* TO BE DONE:
Quote, with no changes, the lines that run from the top of the material to the line with "title_lines = ['Fonds_Euros_AssuVie_France', 'C3_Obligations", both included.

[Excerpt from a dataset]
= = = = =

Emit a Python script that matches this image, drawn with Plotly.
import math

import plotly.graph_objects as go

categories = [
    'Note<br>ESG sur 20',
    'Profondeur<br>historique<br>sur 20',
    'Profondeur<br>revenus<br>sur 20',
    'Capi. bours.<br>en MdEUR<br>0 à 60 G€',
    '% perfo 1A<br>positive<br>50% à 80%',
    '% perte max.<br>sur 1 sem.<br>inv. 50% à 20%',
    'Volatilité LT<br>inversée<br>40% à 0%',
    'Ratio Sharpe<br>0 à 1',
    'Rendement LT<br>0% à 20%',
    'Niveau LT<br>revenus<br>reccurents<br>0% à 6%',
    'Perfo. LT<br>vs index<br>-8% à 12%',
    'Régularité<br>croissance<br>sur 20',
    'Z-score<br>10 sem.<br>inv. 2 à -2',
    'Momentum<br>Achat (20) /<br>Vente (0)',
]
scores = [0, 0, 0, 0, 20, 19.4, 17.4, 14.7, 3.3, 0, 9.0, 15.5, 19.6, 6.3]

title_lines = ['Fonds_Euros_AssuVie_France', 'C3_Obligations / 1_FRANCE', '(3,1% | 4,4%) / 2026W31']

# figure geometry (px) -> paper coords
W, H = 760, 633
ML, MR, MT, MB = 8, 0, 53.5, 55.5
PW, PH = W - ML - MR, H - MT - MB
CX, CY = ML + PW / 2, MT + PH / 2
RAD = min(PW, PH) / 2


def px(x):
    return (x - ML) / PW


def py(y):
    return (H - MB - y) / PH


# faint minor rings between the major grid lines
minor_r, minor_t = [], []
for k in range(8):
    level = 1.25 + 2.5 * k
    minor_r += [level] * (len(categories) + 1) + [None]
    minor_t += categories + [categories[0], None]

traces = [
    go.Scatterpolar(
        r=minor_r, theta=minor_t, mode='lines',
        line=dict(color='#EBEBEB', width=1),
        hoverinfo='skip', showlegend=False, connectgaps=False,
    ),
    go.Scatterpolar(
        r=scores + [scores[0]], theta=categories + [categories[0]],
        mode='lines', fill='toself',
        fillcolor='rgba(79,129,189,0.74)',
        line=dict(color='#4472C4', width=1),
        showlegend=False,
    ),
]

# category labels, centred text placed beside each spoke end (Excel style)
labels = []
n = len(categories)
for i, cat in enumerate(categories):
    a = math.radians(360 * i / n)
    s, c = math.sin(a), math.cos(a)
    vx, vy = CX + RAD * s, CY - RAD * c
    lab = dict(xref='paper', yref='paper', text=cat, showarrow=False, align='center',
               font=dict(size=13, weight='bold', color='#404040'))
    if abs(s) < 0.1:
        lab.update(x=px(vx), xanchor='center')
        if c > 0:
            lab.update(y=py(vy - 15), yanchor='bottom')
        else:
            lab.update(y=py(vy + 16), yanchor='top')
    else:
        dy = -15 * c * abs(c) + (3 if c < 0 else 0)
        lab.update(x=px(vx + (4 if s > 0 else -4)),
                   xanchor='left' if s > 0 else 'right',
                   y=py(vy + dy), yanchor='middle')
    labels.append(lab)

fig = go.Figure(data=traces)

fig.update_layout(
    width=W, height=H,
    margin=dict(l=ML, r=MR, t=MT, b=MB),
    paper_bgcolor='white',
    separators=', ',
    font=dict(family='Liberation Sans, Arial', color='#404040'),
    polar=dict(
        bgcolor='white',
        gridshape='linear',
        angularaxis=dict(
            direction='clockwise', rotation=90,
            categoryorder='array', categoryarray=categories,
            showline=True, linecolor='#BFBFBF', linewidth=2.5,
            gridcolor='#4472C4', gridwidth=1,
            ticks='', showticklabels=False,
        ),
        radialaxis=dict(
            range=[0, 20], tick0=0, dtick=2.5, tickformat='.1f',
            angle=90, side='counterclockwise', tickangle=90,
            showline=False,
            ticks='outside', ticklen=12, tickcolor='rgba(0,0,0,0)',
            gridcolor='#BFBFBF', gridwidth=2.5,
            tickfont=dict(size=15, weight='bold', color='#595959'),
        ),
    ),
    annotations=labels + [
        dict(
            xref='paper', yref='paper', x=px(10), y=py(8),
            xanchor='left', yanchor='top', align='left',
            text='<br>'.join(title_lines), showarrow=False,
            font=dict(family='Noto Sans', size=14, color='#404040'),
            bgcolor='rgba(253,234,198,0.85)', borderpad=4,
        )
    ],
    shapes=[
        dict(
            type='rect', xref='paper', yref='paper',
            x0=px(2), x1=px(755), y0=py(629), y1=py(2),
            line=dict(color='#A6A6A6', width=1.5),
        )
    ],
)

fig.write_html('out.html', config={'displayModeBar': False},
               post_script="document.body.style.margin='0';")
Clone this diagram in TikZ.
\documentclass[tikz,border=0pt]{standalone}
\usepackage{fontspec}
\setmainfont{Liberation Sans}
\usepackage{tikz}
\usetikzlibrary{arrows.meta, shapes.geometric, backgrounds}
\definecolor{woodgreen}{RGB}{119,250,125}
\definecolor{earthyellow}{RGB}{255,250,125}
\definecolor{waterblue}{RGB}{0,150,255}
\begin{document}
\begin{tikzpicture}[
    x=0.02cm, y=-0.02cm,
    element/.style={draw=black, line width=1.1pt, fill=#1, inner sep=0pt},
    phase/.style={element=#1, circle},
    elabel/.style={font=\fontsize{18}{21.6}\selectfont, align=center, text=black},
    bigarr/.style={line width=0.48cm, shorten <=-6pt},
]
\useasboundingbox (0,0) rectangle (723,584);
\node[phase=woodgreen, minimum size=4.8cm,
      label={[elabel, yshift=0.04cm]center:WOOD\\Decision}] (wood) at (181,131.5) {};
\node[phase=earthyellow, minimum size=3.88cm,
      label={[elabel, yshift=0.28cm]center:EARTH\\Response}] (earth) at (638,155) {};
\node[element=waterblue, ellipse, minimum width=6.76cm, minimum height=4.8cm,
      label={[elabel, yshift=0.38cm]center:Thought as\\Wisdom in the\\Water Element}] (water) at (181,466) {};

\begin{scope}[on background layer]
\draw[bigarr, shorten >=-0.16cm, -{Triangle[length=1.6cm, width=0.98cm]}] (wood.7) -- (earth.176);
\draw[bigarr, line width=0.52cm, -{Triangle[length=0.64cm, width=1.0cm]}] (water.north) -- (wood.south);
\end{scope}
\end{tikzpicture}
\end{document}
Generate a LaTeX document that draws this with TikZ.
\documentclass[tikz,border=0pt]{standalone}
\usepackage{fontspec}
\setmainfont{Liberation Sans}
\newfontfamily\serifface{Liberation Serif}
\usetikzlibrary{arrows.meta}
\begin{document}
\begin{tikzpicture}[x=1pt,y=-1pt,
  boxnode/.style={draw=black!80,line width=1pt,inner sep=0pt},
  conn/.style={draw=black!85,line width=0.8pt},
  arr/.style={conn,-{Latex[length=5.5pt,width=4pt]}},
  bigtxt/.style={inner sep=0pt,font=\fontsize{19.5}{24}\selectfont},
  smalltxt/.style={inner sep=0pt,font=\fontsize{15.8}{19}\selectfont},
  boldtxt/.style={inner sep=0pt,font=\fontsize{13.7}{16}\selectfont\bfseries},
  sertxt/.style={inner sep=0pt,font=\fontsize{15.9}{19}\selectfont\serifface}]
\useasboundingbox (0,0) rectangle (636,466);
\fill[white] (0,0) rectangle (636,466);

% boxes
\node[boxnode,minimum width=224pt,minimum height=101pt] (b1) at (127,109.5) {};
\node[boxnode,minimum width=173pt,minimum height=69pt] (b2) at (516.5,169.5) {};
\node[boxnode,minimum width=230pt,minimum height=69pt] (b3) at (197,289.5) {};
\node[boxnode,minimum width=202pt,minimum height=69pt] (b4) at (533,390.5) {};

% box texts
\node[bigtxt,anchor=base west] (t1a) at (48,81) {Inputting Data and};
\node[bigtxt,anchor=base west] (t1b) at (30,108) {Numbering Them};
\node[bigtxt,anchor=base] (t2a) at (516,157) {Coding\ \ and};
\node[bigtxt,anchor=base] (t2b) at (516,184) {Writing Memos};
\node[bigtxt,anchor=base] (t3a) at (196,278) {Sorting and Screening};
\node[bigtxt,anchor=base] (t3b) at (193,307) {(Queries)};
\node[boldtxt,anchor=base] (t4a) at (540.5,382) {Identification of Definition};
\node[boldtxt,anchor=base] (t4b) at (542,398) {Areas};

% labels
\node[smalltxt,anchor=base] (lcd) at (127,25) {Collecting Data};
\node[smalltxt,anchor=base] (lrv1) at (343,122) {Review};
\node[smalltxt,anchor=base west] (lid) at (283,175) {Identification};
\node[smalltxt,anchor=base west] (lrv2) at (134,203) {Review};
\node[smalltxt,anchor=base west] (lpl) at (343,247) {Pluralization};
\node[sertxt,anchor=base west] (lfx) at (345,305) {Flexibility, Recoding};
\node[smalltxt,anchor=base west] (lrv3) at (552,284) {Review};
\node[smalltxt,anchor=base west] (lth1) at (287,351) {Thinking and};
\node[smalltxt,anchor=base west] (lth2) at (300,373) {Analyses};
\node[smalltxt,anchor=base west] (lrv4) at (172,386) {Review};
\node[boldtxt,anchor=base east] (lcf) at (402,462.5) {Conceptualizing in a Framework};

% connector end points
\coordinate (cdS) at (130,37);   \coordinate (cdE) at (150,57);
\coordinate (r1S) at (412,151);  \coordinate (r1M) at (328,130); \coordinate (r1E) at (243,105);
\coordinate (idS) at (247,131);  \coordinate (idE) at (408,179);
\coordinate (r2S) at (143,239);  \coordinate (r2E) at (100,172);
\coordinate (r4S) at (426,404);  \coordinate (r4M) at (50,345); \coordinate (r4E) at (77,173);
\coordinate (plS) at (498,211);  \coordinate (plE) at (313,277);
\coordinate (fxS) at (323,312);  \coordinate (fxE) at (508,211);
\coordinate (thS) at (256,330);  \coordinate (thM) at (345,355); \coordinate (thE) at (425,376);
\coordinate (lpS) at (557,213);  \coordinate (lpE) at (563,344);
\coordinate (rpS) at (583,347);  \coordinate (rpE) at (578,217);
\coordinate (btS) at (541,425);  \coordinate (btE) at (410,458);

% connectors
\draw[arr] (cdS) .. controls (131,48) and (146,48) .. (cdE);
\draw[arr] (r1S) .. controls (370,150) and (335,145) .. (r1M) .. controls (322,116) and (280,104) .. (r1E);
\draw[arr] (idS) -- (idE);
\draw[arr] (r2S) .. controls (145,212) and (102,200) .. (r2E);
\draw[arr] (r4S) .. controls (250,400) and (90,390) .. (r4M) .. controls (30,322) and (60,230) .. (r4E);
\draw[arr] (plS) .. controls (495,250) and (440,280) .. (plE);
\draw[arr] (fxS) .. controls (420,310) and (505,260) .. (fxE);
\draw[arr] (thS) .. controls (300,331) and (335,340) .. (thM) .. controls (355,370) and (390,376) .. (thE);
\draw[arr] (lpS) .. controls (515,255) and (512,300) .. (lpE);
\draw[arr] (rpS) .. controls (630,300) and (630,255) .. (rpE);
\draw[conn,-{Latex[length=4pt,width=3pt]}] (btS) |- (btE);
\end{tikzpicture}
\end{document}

= = = = =

* RESULT OF THIS EXERCISE:
Emit a Python script that matches this image, drawn with Plotly.
import math

import plotly.graph_objects as go

categories = [
    'Note<br>ESG sur 20',
    'Profondeur<br>historique<br>sur 20',
    'Profondeur<br>revenus<br>sur 20',
    'Capi. bours.<br>en MdEUR<br>0 à 60 G€',
    '% perfo 1A<br>positive<br>50% à 80%',
    '% perte max.<br>sur 1 sem.<br>inv. 50% à 20%',
    'Volatilité LT<br>inversée<br>40% à 0%',
    'Ratio Sharpe<br>0 à 1',
    'Rendement LT<br>0% à 20%',
    'Niveau LT<br>revenus<br>reccurents<br>0% à 6%',
    'Perfo. LT<br>vs index<br>-8% à 12%',
    'Régularité<br>croissance<br>sur 20',
    'Z-score<br>10 sem.<br>inv. 2 à -2',
    'Momentum<br>Achat (20) /<br>Vente (0)',
]
scores = [0, 0, 0, 0, 20, 19.4, 17.4, 14.7, 3.3, 0, 9.0, 15.5, 19.6, 6.3]

title_lines = ['Fonds_Euros_AssuVie_France', 'C3_Obligations / 1_FRANCE', '(3,1% | 4,4%) / 2026W31']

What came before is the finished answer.